**EXERCISE INSTRUCTIONS**
Return the lines that follow, exactly as they appear, from the first through the one containing "1.0, 1.0, 1.0, 1.0, 1.0, 1.0, 1.0, 1.0, 1.0, 1.0]"; no pictures are to be included.
***
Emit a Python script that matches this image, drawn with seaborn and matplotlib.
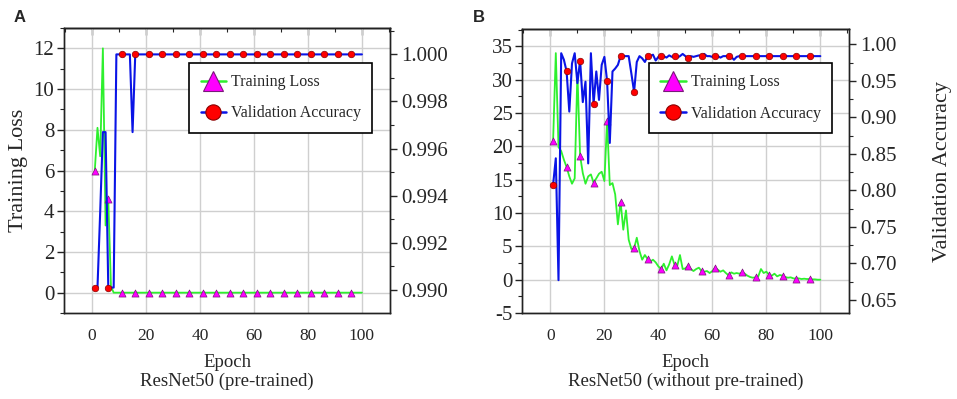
import numpy as np
import pandas as pd
import matplotlib
matplotlib.use('Agg')
import matplotlib.pyplot as plt
from matplotlib.lines import Line2D
from matplotlib.ticker import MultipleLocator
import seaborn as sns

# ── Data ─────────────────────────────────────────────────────────────────────
epochs = list(range(1, 101))

loss_a = [6.0, 8.1, 6.7, 12.0, 3.3, 4.6, 0.3, 0.0, 0.0, 0.0,
          0.0, 0.0, 0.0, 0.0, 0.0, 0.0, 0.0, 0.0, 0.0, 0.0,
          0.0, 0.0, 0.0, 0.0, 0.0, 0.0, 0.0, 0.0, 0.0, 0.0,
          0.0, 0.0, 0.0, 0.0, 0.0, 0.0, 0.0, 0.0, 0.0, 0.0,
          0.0, 0.0, 0.0, 0.0, 0.0, 0.0, 0.0, 0.0, 0.0, 0.0,
          0.0, 0.0, 0.0, 0.0, 0.0, 0.0, 0.0, 0.0, 0.0, 0.0,
          0.0, 0.0, 0.0, 0.0, 0.0, 0.0, 0.0, 0.0, 0.0, 0.0,
          0.0, 0.0, 0.0, 0.0, 0.0, 0.0, 0.0, 0.0, 0.0, 0.0,
          0.0, 0.0, 0.0, 0.0, 0.0, 0.0, 0.0, 0.0, 0.0, 0.0,
          0.0, 0.0, 0.0, 0.0, 0.0, 0.0, 0.0, 0.0, 0.0, 0.0]

acc_a = [0.9901, 0.9901, 0.9933, 0.9967, 0.9967, 0.9901, 0.9901, 0.9901, 1.0, 1.0,
         1.0, 1.0, 1.0, 1.0, 0.9967, 1.0, 1.0, 1.0, 1.0, 1.0,
         1.0, 1.0, 1.0, 1.0, 1.0, 1.0, 1.0, 1.0, 1.0, 1.0,
         1.0, 1.0, 1.0, 1.0, 1.0, 1.0, 1.0, 1.0, 1.0, 1.0,
         1.0, 1.0, 1.0, 1.0, 1.0, 1.0, 1.0, 1.0, 1.0, 1.0,
         1.0, 1.0, 1.0, 1.0, 1.0, 1.0, 1.0, 1.0, 1.0, 1.0,
         1.0, 1.0, 1.0, 1.0, 1.0, 1.0, 1.0, 1.0, 1.0, 1.0,
         1.0, 1.0, 1.0, 1.0, 1.0, 1.0, 1.0, 1.0, 1.0, 1.0,
         1.0, 1.0, 1.0, 1.0, 1.0, 1.0, 1.0, 1.0, 1.0, 1.0,
         1.0, 1.0, 1.0, 1.0, 1.0, 1.0, 1.0, 1.0, 1.0, 1.0]

loss_b = [20.85, 34.0, 19.9, 19.3, 18.0, 16.9, 15.5, 14.4, 15.2, 31.0,
          18.6, 16.0, 14.4, 15.5, 15.8, 14.55, 15.2, 15.9, 16.2, 14.8,
          23.8, 14.2, 14.5, 12.8, 8.3, 11.7, 7.5, 10.4, 6.0, 4.6,
          4.7, 6.3, 4.3, 3.0, 3.7, 3.1, 2.7, 3.0, 2.6, 2.0,
          1.6, 2.4, 1.4, 2.3, 3.5, 2.2, 2.1, 3.7, 1.6, 1.7,
          2.1, 1.6, 1.3, 1.6, 1.8, 1.3, 1.2, 1.3, 1.0, 1.3,
          1.8, 1.5, 1.2, 1.4, 1.0, 0.65, 1.1, 0.9, 1.0, 0.9,
          1.1, 0.9, 0.6, 0.4, 0.3, 0.35, 0.5, 1.6, 1.0, 1.2,
          0.75, 0.6, 0.9, 0.5, 0.7, 0.6, 0.4, 0.3, 0.35, 0.2,
          0.15, 0.2, 0.1, 0.15, 0.1, 0.1, 0.05, 0.05, 0.0, 0.0]

acc_b = [0.808, 0.844, 0.677, 0.988, 0.979, 0.963, 0.908, 0.974, 0.988, 0.947,
         0.978, 0.921, 0.949, 0.837, 0.988, 0.919, 0.963, 0.924, 0.972, 0.983,
         0.950, 0.865, 0.963, 0.967, 0.972, 0.984, 0.984, 0.984, 0.984, 0.960,
         0.935, 0.976, 0.984, 0.981, 0.976, 0.984, 0.984, 0.986, 0.978, 0.983,
         0.984, 0.984, 0.982, 0.985, 0.983, 0.984, 0.982, 0.984, 0.987, 0.984,
         0.981, 0.984, 0.983, 0.984, 0.985, 0.984, 0.987, 0.984, 0.984, 0.983,
         0.984, 0.984, 0.982, 0.984, 0.984, 0.984, 0.983, 0.979, 0.983, 0.984,
         0.984, 0.984, 0.984, 0.984, 0.984, 0.984, 0.984, 0.984, 0.984, 0.984,
         0.984, 0.984, 0.984, 0.984, 0.984, 0.984, 0.984, 0.984, 0.984, 0.984,
         0.984, 0.984, 0.984, 0.984, 0.984, 0.984, 0.984, 0.984, 0.984, 0.984]

marker_every = 5
labels = ['Training Loss', 'Validation Accuracy']
subtitles = ['ResNet50 (pre-trained)', 'ResNet50 (without pre-trained)']

GREEN, BLUE = '#2ef02e', '#0a14e6'
MAGENTA, RED = '#ff00ff', '#ff0000'

sns.set_style('white')
plt.rcParams['font.family'] = ['Liberation Serif', 'DejaVu Serif']
plt.rcParams['axes.linewidth'] = 1.0
plt.rcParams['axes.unicode_minus'] = False

fig = plt.figure(figsize=(9.57, 3.99), dpi=100)
ax_a = fig.add_axes([0.0669, 0.2155, 0.3406, 0.7143])
ax_b = fig.add_axes([0.5458, 0.2155, 0.3413, 0.7115])


def style_axes(ax, ax2, xlim, ylim, ylim2, ymaj, ymin, y2maj, y2min, y2fmt):
    ax.set_xlim(*xlim)
    ax.set_ylim(*ylim)
    ax2.set_ylim(*ylim2)
    ax.xaxis.set_major_locator(MultipleLocator(20))
    ax.xaxis.set_minor_locator(MultipleLocator(10))
    ax.yaxis.set_major_locator(MultipleLocator(ymaj))
    ax.yaxis.set_minor_locator(MultipleLocator(ymin))
    ax2.yaxis.set_major_locator(MultipleLocator(y2maj))
    ax2.yaxis.set_minor_locator(MultipleLocator(y2min))
    ax2.yaxis.set_major_formatter(y2fmt)
    ax.grid(True, which='major', color='#cfcfcf', lw=1.0)
    ax.set_axisbelow(True)
    ax.tick_params(axis='both', which='major', direction='out', length=5,
                   width=1.0, color='#222222', pad=2)
    ax.tick_params(axis='both', which='minor', direction='out', length=3,
                   width=0.8, color='#222222')
    ax.tick_params(axis='x', labelsize=12.5, pad=6)
    ax.tick_params(axis='y', labelsize=15)
    ax2.tick_params(axis='y', which='major', direction='out', length=5,
                    width=1.0, labelsize=15, pad=3)
    ax2.tick_params(axis='y', which='minor', direction='out', length=3, width=0.8)
    top = ax.secondary_xaxis('top')
    top.xaxis.set_major_locator(MultipleLocator(20))
    top.xaxis.set_minor_locator(MultipleLocator(10))
    top.tick_params(which='major', direction='in', length=5, width=1.0, labeltop=False)
    top.tick_params(which='minor', direction='in', length=3, width=0.8)
    for sp in list(ax.spines.values()) + list(ax2.spines.values()) + list(top.spines.values()):
        sp.set_color('#222222')


def draw_panel(ax, loss, acc, subtitle, legend_anchor):
    df = pd.DataFrame({'epoch': epochs, 'loss': loss, 'acc': acc})
    marks = df[(df['epoch'] - 1) % marker_every == 0]
    ax2 = ax.twinx()
    sns.lineplot(data=df, x='epoch', y='loss', ax=ax, color=GREEN, lw=1.3)
    sns.scatterplot(data=marks, x='epoch', y='loss', ax=ax, marker='^', s=26,
                    color=MAGENTA, edgecolor='#7a1a7a', linewidth=0.5, zorder=3)
    sns.lineplot(data=df, x='epoch', y='acc', ax=ax2, color=BLUE, lw=1.5)
    sns.scatterplot(data=marks, x='epoch', y='acc', ax=ax2, marker='o', s=22,
                    color=RED, edgecolor='#8a0000', linewidth=0.5, zorder=3)
    ax.set_xlabel('Epoch\n' + subtitle, fontsize=13.5, labelpad=7, linespacing=1.15)
    ax.set_ylabel('')
    ax2.set_ylabel('')
    handles = [
        Line2D([0], [0], color=GREEN, lw=1.8, marker='^', markersize=14,
               markerfacecolor=MAGENTA, markeredgecolor='#7a1a7a', markeredgewidth=0.8),
        Line2D([0], [0], color=BLUE, lw=1.8, marker='o', markersize=11,
               markerfacecolor=RED, markeredgecolor='#8a0000', markeredgewidth=0.8),
    ]
    leg = ax2.legend(handles, labels, loc='upper right', bbox_to_anchor=legend_anchor,
                     fontsize=11.5, frameon=True, fancybox=False, framealpha=1,
                     edgecolor='black', handlelength=1.6, handletextpad=0.3,
                     labelspacing=0.95, borderpad=0.7, borderaxespad=0)
    leg.get_frame().set_linewidth(1.2)
    return ax2


ax2_a = draw_panel(ax_a, loss_a, acc_a, subtitles[0], (0.945, 0.877))
style_axes(ax_a, ax2_a, (-10.4, 110.4), (-1, 13), (0.98902, 1.00112),
           2, 1, 0.002, 0.001, '{x:.3f}')
ax_a.set_ylabel('Training Loss', fontsize=16, labelpad=4)

ax2_b = draw_panel(ax_b, loss_b, acc_b, subtitles[1], (0.948, 0.880))
style_axes(ax_b, ax2_b, (-10.4, 110.6), (-5, 37.6), (0.632, 1.021),
           5, 2.5, 0.05, 0.025, '{x:.2f}')
ax2_b.set_ylabel('Validation Accuracy', fontsize=16, labelpad=26)

fig.text(0.014, 0.955, 'A', fontsize=12, fontweight='bold',
         family=['Liberation Sans', 'DejaVu Sans'], va='center')
fig.text(0.494, 0.955, 'B', fontsize=12, fontweight='bold',
         family=['Liberation Sans', 'DejaVu Sans'], va='center')

fig.savefig('out.png', dpi=100)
***
**RESULT BELOW**
Emit a Python script that matches this image, drawn with seaborn and matplotlib.
import numpy as np
import pandas as pd
import matplotlib
matplotlib.use('Agg')
import matplotlib.pyplot as plt
from matplotlib.lines import Line2D
from matplotlib.ticker import MultipleLocator
import seaborn as sns

# ── Data ─────────────────────────────────────────────────────────────────────
epochs = list(range(1, 101))

loss_a = [6.0, 8.1, 6.7, 12.0, 3.3, 4.6, 0.3, 0.0, 0.0, 0.0,
          0.0, 0.0, 0.0, 0.0, 0.0, 0.0, 0.0, 0.0, 0.0, 0.0,
          0.0, 0.0, 0.0, 0.0, 0.0, 0.0, 0.0, 0.0, 0.0, 0.0,
          0.0, 0.0, 0.0, 0.0, 0.0, 0.0, 0.0, 0.0, 0.0, 0.0,
          0.0, 0.0, 0.0, 0.0, 0.0, 0.0, 0.0, 0.0, 0.0, 0.0,
          0.0, 0.0, 0.0, 0.0, 0.0, 0.0, 0.0, 0.0, 0.0, 0.0,
          0.0, 0.0, 0.0, 0.0, 0.0, 0.0, 0.0, 0.0, 0.0, 0.0,
          0.0, 0.0, 0.0, 0.0, 0.0, 0.0, 0.0, 0.0, 0.0, 0.0,
          0.0, 0.0, 0.0, 0.0, 0.0, 0.0, 0.0, 0.0, 0.0, 0.0,
          0.0, 0.0, 0.0, 0.0, 0.0, 0.0, 0.0, 0.0, 0.0, 0.0]

acc_a = [0.9901, 0.9901, 0.9933, 0.9967, 0.9967, 0.9901, 0.9901, 0.9901, 1.0, 1.0,
         1.0, 1.0, 1.0, 1.0, 0.9967, 1.0, 1.0, 1.0, 1.0, 1.0,
         1.0, 1.0, 1.0, 1.0, 1.0, 1.0, 1.0, 1.0, 1.0, 1.0,
         1.0, 1.0, 1.0, 1.0, 1.0, 1.0, 1.0, 1.0, 1.0, 1.0,
         1.0, 1.0, 1.0, 1.0, 1.0, 1.0, 1.0, 1.0, 1.0, 1.0,
         1.0, 1.0, 1.0, 1.0, 1.0, 1.0, 1.0, 1.0, 1.0, 1.0,
         1.0, 1.0, 1.0, 1.0, 1.0, 1.0, 1.0, 1.0, 1.0, 1.0,
         1.0, 1.0, 1.0, 1.0, 1.0, 1.0, 1.0, 1.0, 1.0, 1.0,
         1.0, 1.0, 1.0, 1.0, 1.0, 1.0, 1.0, 1.0, 1.0, 1.0,
         1.0, 1.0, 1.0, 1.0, 1.0, 1.0, 1.0, 1.0, 1.0, 1.0]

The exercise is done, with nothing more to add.